━━━━━ GIVEN DATA

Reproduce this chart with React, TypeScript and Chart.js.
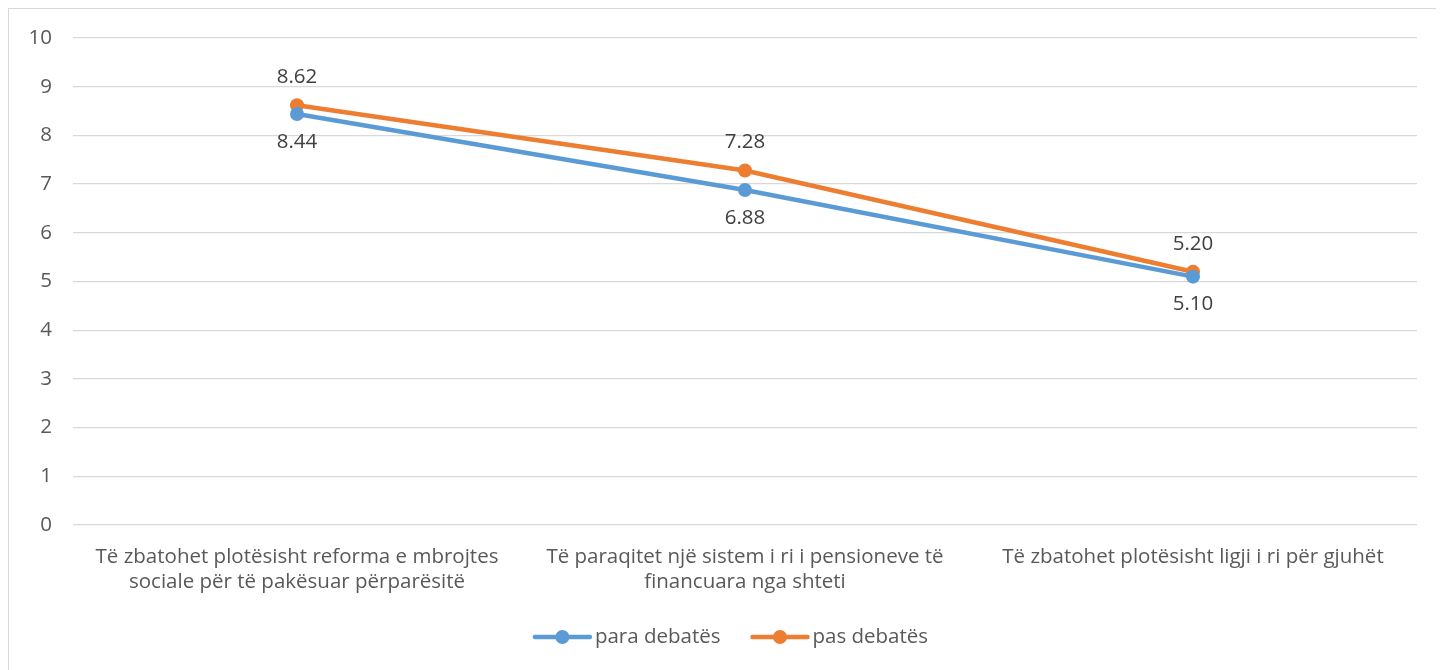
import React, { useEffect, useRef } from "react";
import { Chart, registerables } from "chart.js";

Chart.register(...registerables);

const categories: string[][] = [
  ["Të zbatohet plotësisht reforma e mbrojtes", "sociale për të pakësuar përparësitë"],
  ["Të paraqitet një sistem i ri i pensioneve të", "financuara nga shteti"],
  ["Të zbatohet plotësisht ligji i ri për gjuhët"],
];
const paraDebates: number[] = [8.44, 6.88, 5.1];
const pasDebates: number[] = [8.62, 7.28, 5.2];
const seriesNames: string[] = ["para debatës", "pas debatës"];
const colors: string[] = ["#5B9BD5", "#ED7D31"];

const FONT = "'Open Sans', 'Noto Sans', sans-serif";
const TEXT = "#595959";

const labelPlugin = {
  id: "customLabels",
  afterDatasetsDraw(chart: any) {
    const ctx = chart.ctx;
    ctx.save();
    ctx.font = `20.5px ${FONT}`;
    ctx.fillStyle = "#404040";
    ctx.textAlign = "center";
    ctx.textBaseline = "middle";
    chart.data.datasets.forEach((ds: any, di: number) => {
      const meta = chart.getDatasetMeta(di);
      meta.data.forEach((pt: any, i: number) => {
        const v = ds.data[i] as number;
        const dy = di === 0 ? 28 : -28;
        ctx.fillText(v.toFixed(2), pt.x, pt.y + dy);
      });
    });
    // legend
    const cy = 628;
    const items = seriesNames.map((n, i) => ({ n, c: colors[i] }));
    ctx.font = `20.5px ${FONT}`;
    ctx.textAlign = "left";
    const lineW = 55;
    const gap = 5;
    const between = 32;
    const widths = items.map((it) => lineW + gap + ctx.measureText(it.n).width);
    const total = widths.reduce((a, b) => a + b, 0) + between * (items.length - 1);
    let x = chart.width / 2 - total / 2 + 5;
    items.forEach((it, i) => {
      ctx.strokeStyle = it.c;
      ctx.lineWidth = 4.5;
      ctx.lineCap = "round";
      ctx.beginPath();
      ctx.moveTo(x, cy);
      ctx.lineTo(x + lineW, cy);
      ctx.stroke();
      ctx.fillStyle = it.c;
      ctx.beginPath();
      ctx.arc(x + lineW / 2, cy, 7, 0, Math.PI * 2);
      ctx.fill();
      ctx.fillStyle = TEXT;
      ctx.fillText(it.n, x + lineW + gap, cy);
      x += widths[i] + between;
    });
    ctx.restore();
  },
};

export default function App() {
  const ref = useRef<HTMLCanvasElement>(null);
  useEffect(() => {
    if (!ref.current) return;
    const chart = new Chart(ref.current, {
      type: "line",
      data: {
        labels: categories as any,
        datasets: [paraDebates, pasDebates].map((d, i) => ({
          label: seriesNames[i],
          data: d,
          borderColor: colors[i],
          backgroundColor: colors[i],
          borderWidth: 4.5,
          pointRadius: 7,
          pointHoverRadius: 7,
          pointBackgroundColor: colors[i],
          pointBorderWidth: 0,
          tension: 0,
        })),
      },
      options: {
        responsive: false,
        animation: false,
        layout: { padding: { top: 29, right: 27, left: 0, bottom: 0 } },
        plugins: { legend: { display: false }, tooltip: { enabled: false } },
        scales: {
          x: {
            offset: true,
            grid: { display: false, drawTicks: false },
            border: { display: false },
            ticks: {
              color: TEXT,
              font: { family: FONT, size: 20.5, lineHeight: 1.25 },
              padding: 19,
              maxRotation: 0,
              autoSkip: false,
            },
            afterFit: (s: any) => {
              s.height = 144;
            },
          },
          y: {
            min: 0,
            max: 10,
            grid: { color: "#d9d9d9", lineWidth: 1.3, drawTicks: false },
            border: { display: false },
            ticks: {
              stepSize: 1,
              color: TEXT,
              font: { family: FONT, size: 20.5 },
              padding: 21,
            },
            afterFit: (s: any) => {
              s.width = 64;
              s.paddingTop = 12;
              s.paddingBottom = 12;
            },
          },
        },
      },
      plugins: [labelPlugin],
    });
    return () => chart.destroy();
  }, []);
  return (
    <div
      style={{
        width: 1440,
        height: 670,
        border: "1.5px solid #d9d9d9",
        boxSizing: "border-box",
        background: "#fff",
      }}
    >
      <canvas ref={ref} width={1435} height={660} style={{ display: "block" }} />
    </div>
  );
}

━━━━━━━━━━

| WHAT IS ASKED |
Give all the lines above again, character for character, without pictures.

| ANSWER TO THIS TASK |
Reproduce this chart with React, TypeScript and Chart.js.
import React, { useEffect, useRef } from "react";
import { Chart, registerables } from "chart.js";

Chart.register(...registerables);

const categories: string[][] = [
  ["Të zbatohet plotësisht reforma e mbrojtes", "sociale për të pakësuar përparësitë"],
  ["Të paraqitet një sistem i ri i pensioneve të", "financuara nga shteti"],
  ["Të zbatohet plotësisht ligji i ri për gjuhët"],
];
const paraDebates: number[] = [8.44, 6.88, 5.1];
const pasDebates: number[] = [8.62, 7.28, 5.2];
const seriesNames: string[] = ["para debatës", "pas debatës"];
const colors: string[] = ["#5B9BD5", "#ED7D31"];

const FONT = "'Open Sans', 'Noto Sans', sans-serif";
const TEXT = "#595959";

const labelPlugin = {
  id: "customLabels",
  afterDatasetsDraw(chart: any) {
    const ctx = chart.ctx;
    ctx.save();
    ctx.font = `20.5px ${FONT}`;
    ctx.fillStyle = "#404040";
    ctx.textAlign = "center";
    ctx.textBaseline = "middle";
    chart.data.datasets.forEach((ds: any, di: number) => {
      const meta = chart.getDatasetMeta(di);
      meta.data.forEach((pt: any, i: number) => {
        const v = ds.data[i] as number;
        const dy = di === 0 ? 28 : -28;
        ctx.fillText(v.toFixed(2), pt.x, pt.y + dy);
      });
    });
    // legend
    const cy = 628;
    const items = seriesNames.map((n, i) => ({ n, c: colors[i] }));
    ctx.font = `20.5px ${FONT}`;
    ctx.textAlign = "left";
    const lineW = 55;
    const gap = 5;
    const between = 32;
    const widths = items.map((it) => lineW + gap + ctx.measureText(it.n).width);
    const total = widths.reduce((a, b) => a + b, 0) + between * (items.length - 1);
    let x = chart.width / 2 - total / 2 + 5;
    items.forEach((it, i) => {
      ctx.strokeStyle = it.c;
      ctx.lineWidth = 4.5;
      ctx.lineCap = "round";
      ctx.beginPath();
      ctx.moveTo(x, cy);
      ctx.lineTo(x + lineW, cy);
      ctx.stroke();
      ctx.fillStyle = it.c;
      ctx.beginPath();
      ctx.arc(x + lineW / 2, cy, 7, 0, Math.PI * 2);
      ctx.fill();
      ctx.fillStyle = TEXT;
      ctx.fillText(it.n, x + lineW + gap, cy);
      x += widths[i] + between;
    });
    ctx.restore();
  },
};

export default function App() {
  const ref = useRef<HTMLCanvasElement>(null);
  useEffect(() => {
    if (!ref.current) return;
    const chart = new Chart(ref.current, {
      type: "line",
      data: {
        labels: categories as any,
        datasets: [paraDebates, pasDebates].map((d, i) => ({
          label: seriesNames[i],
          data: d,
          borderColor: colors[i],
          backgroundColor: colors[i],
          borderWidth: 4.5,
          pointRadius: 7,
          pointHoverRadius: 7,
          pointBackgroundColor: colors[i],
          pointBorderWidth: 0,
          tension: 0,
        })),
      },
      options: {
        responsive: false,
        animation: false,
        layout: { padding: { top: 29, right: 27, left: 0, bottom: 0 } },
        plugins: { legend: { display: false }, tooltip: { enabled: false } },
        scales: {
          x: {
            offset: true,
            grid: { display: false, drawTicks: false },
            border: { display: false },
            ticks: {
              color: TEXT,
              font: { family: FONT, size: 20.5, lineHeight: 1.25 },
              padding: 19,
              maxRotation: 0,
              autoSkip: false,
            },
            afterFit: (s: any) => {
              s.height = 144;
            },
          },
          y: {
            min: 0,
            max: 10,
            grid: { color: "#d9d9d9", lineWidth: 1.3, drawTicks: false },
            border: { display: false },
            ticks: {
              stepSize: 1,
              color: TEXT,
              font: { family: FONT, size: 20.5 },
              padding: 21,
            },
            afterFit: (s: any) => {
              s.width = 64;
              s.paddingTop = 12;
              s.paddingBottom = 12;
            },
          },
        },
      },
      plugins: [labelPlugin],
    });
    return () => chart.destroy();
  }, []);
  return (
    <div
      style={{
        width: 1440,
        height: 670,
        border: "1.5px solid #d9d9d9",
        boxSizing: "border-box",
        background: "#fff",
      }}
    >
      <canvas ref={ref} width={1435} height={660} style={{ display: "block" }} />
    </div>
  );
}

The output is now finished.